What you are asked to do — Which lines of the records contain "this"? Collect every one of them.

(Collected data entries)

* Begin *

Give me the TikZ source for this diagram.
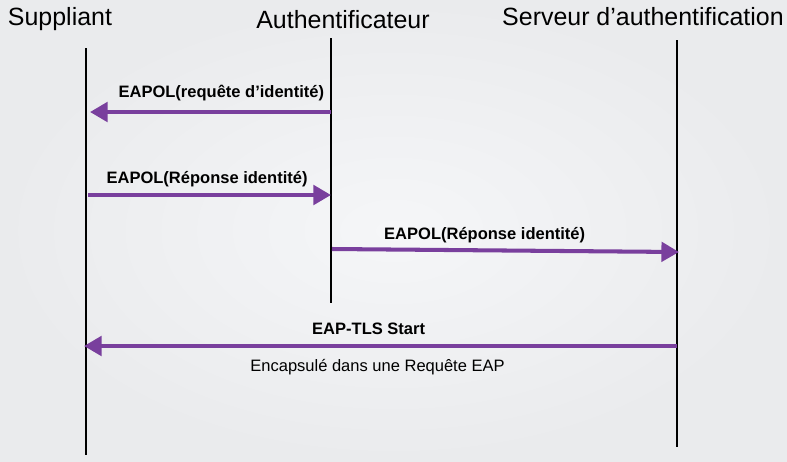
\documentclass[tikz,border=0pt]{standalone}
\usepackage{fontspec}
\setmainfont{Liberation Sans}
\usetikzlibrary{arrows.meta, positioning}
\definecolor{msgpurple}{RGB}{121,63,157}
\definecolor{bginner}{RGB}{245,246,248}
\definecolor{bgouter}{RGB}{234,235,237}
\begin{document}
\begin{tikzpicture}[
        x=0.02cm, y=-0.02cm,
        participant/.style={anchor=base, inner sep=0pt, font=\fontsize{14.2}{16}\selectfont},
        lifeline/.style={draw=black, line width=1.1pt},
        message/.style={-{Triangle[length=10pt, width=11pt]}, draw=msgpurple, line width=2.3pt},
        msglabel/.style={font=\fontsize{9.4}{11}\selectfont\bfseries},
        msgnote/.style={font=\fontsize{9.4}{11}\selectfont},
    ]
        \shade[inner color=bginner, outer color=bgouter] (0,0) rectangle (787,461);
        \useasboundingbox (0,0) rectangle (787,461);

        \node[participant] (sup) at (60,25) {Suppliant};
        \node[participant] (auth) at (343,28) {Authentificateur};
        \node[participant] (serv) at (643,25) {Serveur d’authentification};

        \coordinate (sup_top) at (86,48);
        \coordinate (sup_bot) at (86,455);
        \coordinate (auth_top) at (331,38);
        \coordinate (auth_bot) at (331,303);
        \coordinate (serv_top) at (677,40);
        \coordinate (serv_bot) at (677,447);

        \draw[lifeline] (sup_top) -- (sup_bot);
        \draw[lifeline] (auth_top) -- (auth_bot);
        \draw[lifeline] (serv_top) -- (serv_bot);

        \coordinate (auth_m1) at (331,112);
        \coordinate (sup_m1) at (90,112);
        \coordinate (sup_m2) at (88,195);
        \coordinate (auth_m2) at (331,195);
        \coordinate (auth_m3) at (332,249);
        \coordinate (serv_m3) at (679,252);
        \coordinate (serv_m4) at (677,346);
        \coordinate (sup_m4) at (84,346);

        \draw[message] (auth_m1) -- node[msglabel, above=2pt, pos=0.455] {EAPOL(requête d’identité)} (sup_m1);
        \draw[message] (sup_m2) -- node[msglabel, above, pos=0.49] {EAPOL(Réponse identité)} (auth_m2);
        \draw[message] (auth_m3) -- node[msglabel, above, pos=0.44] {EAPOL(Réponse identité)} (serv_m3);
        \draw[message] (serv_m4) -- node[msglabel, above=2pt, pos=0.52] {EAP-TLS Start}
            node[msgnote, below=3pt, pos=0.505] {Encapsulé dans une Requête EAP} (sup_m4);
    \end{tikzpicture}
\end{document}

* End *
* Begin *

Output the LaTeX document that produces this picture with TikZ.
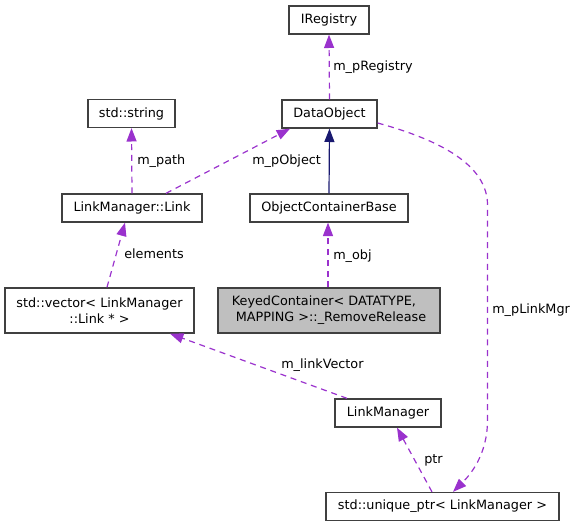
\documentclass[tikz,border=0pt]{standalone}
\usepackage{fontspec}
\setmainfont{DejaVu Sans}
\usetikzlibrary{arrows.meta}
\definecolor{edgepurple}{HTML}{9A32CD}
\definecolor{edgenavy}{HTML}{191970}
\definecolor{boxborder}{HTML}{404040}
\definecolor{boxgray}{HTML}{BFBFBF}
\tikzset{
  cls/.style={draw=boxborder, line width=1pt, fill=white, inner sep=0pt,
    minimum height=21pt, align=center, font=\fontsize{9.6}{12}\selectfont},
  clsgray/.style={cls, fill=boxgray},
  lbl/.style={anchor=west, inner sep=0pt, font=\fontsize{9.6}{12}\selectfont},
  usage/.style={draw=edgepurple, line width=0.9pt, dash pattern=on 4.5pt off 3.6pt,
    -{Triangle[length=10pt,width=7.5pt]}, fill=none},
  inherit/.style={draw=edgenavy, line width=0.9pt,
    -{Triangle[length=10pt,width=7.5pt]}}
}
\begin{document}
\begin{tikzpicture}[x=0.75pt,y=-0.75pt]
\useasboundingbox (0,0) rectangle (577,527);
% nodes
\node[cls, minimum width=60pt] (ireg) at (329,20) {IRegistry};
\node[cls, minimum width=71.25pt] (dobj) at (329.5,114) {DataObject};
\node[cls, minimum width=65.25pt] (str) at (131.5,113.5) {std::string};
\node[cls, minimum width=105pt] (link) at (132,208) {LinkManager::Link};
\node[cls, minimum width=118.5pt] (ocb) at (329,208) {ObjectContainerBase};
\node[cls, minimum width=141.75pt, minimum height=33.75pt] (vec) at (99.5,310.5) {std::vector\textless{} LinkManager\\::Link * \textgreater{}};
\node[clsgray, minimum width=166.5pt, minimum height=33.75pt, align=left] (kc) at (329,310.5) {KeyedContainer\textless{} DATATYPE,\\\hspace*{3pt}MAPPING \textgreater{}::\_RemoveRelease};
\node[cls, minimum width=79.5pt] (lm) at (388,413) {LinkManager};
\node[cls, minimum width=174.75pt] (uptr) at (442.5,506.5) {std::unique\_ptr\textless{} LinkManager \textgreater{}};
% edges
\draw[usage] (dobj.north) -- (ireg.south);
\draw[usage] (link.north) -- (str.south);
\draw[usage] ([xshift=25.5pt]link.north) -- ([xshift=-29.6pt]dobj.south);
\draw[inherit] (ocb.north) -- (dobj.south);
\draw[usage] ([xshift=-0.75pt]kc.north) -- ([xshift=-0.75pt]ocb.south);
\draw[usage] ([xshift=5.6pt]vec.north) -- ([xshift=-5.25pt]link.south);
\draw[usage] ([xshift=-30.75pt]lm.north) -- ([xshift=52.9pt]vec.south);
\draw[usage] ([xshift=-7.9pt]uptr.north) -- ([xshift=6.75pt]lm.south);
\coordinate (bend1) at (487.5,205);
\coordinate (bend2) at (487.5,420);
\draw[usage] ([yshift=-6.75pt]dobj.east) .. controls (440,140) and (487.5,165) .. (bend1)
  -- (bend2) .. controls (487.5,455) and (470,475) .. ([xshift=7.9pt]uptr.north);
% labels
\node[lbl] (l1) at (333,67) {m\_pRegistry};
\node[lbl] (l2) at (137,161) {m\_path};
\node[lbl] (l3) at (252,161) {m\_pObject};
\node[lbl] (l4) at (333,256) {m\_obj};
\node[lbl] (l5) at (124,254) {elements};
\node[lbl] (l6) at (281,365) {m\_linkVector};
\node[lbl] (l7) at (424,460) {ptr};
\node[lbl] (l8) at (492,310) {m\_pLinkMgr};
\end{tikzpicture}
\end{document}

* End *

Output below —
Give me the TikZ source for this diagram.
Output the LaTeX document that produces this picture with TikZ.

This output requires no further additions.